Aksi Hari Bumi itu diikuti Klistjart Tharissa (23), mahasiswi Universitas Wanita Internasional, Bandung. Klistjart prihatin dengan perubahan iklim akhir-akhir ini. Ia bilang, kondisi lingkungan hari ini semakin tidak baik.

“Mengapa mau ikut, saya rasakan cuaca kadang panas, lihat berita juga banyak bencana ekologi. Sebagai anak muda, saya berpikir apa yang bisa dilakukan salah satunya dengan isu-isu yang berhubungan dengan alam. Isu perubahan iklim ini lagi naik, kebijakan pemerintah belum berpihak pada lingkungan,” ungkap Klistjart.

Ia tergerak menggaungkan dan menyuarakan pentingnya isu lingkungan. Sebagai warga Kota Bandung, ia merasakan betul bencana ekologi seperti banjir.
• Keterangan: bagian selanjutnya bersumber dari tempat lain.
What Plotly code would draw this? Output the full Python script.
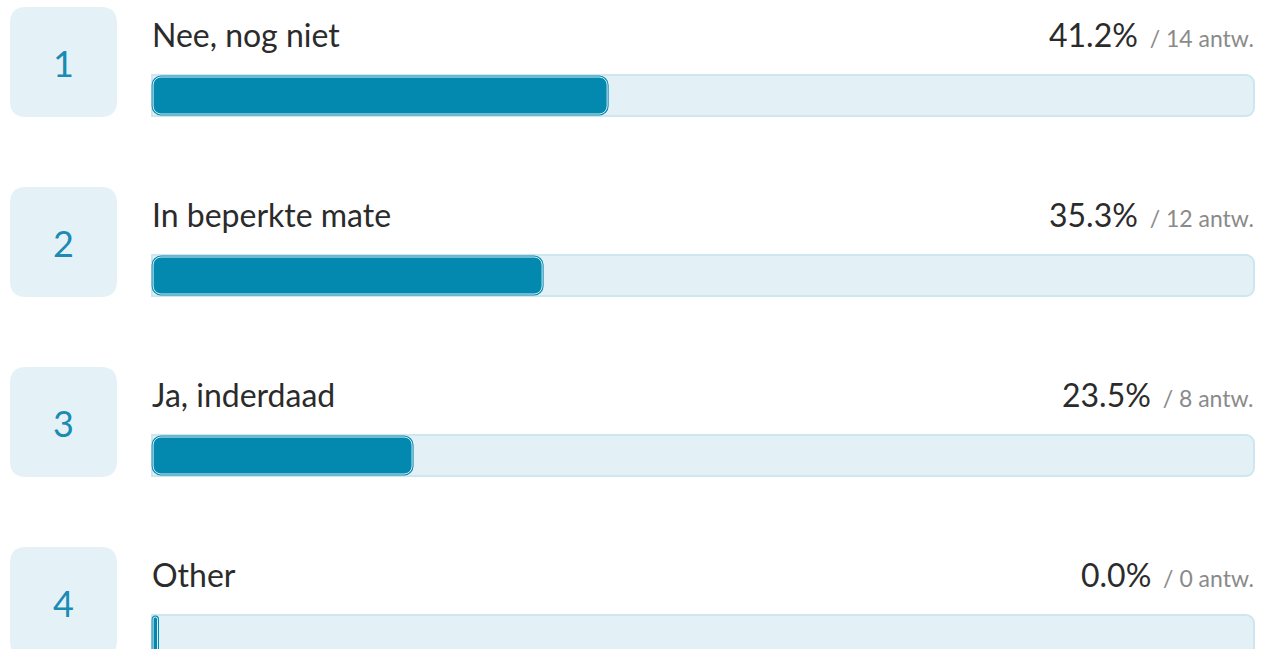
import plotly.graph_objects as go
import numpy as np

# ---- data ----
ranks = ["1", "2", "3", "4"]
labels = ["Nee, nog niet", "In beperkte mate", "Ja, inderdaad", "Other"]
percents = [41.2, 35.3, 23.5, 0.0]
counts = [14, 12, 8, 0]

# ---- layout geometry (pixels) ----
W, H = 1267, 649
TRACK_L, TRACK_R = 152, 1254
ROW0, PITCH = 95.5, 180
BAR_H = 41

px_per_unit = (TRACK_R - TRACK_L) / 100.0
x_range = [-TRACK_L / px_per_unit, (W - TRACK_L) / px_per_unit]
y_range = [(H - ROW0) / PITCH, -ROW0 / PITCH]


def px2x(p):
    return (p - TRACK_L) / px_per_unit


def dpy(d):
    return d / PITCH


def rounded_rect(x0p, x1p, ycen, top_off, bot_off, rp):
    """rounded rect path; x in px, y offsets in px relative to row center (data)."""
    x0, x1 = px2x(x0p), px2x(x1p)
    y0, y1 = ycen + dpy(top_off), ycen + dpy(bot_off)
    rx, ry = rp / px_per_unit, dpy(rp)
    return (f"M{x0+rx},{y0} L{x1-rx},{y0} Q{x1},{y0} {x1},{y0+ry} "
            f"L{x1},{y1-ry} Q{x1},{y1} {x1-rx},{y1} L{x0+rx},{y1} "
            f"Q{x0},{y1} {x0},{y1-ry} L{x0},{y0+ry} Q{x0},{y0} {x0+rx},{y0} Z")


TEAL = "#0388b0"
TRACK = "#e3f1f6"
TRACK_LINE = "#cde6ef"
TEXT = "#2b2b2b"
GREY = "#8a8a8a"
FONT = "Source Sans Pro, Lato, sans-serif"

rows = list(range(len(labels)))
min_visible = 0.4
disp = np.maximum(np.array(percents), min_visible)

fig = go.Figure()
fig.add_trace(go.Bar(
    y=rows, x=[100] * len(rows), orientation="h", width=BAR_H / PITCH,
    marker=dict(color=TRACK, line=dict(color=TRACK_LINE, width=2), cornerradius=8),
    hoverinfo="skip", showlegend=False))
fig.add_trace(go.Bar(
    y=rows, x=disp, orientation="h", width=(BAR_H - 4) / PITCH, base=0.1,
    marker=dict(color=TEAL, line=dict(color=TEAL, width=3), cornerradius=8),
    hoverinfo="skip", showlegend=False))
fig.add_trace(go.Bar(
    y=rows, x=disp, orientation="h", width=(BAR_H - 4) / PITCH, base=0.1,
    marker=dict(color=TEAL, line=dict(color="rgba(255,255,255,0.85)", width=1), cornerradius=8),
    hoverinfo="skip", showlegend=False))

shapes = []
annotations = []
for r in rows:
    shapes.append(dict(type="path", xref="x", yref="y",
                       path=rounded_rect(10, 117, r, -88.5, 21.5, 16),
                       fillcolor="#e4f2f7", line=dict(width=0), layer="below"))
    annotations.append(dict(x=px2x(63.5), y=r - dpy(33), xref="x", yref="y",
                            text=ranks[r], showarrow=False,
                            font=dict(family=FONT, size=36, color="#1a8bb3"),
                            xanchor="center", yanchor="middle"))
    annotations.append(dict(x=0, y=r - dpy(61.5), xref="x", yref="y",
                            text=labels[r], showarrow=False,
                            font=dict(family=FONT, size=32, color=TEXT),
                            xanchor="left", yanchor="middle", xshift=-2))
    annotations.append(dict(x=100, y=r - dpy(61.5), xref="x", yref="y",
                            text=f"{percents[r]:.1f}%<span style='font-size:23px;color:{GREY}'>"
                                 f"  / {counts[r]} antw.</span>",
                            showarrow=False,
                            font=dict(family=FONT, size=32, color=TEXT),
                            xanchor="right", yanchor="middle", xshift=2))

fig.update_layout(
    width=W, height=H,
    margin=dict(l=0, r=0, t=0, b=0),
    paper_bgcolor="white", plot_bgcolor="white",
    barmode="overlay",
    xaxis=dict(range=x_range, visible=False, fixedrange=True),
    yaxis=dict(range=y_range, visible=False, fixedrange=True),
    shapes=shapes, annotations=annotations,
)

fig.write_html("out.html", config={"displayModeBar": False},
               post_script="document.body.style.margin='0';document.body.style.overflow='hidden';")
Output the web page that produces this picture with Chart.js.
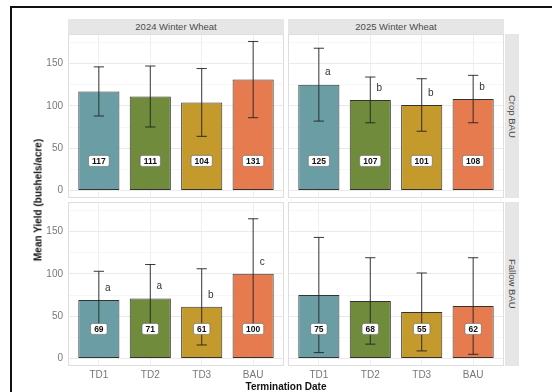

Ia tinggal di kawasan Bandung tengah yang jika hujan besar melanda, rumahnya turut dilewati banjir. Padahal sebelumnya di daerahnya jarang banjir. “Saya sadar ternyata dampak lingkungan itu terasa sangat dekat.”

Krisis Iklim dalam Tarian

Aksi memperingati Hari Bumi juga turut diperingati komunitas Bongkeng Arts Space Bandung. Mereka menyuarakan krisis iklim lewat tarian. Dengan konsep tarian selama 7 jam tanpa henti yang dilakukan di beberapa lokasi di Bandung. Salah satunya di Taman Hutan Raya (Tahura) Djuanda, Bandung; Curug Batu Templek, dan Bongkeng Arts.

Komunitas seni ini menilai kondisi lingkuangan saat ini sangat mengkhawatirkan. Banyak sekali eksploitasi alam yang dilakukan oleh manusia. “Kita diberi semua dari lingkungan, lantas kita harusnya berpikir sudah memberi apa terhadap bumi ini,” ujar Deden Tresnawan, Direktur Bongkeng Arts Space, ditemui di Tahura Djuanda.

Konsep tarian yang penari Bongkeng Arts Space mengibaratkan geliat tubuh yang sebenarnya tak bisa terpisahkan dengan bumi. Tarian dibawakan 7 penari berpakaian putih-putih dan bercorak batik. Warna tersebut melambangkan kesucian. Mereka menari selama 7 jam untuk menyatu dengan alam.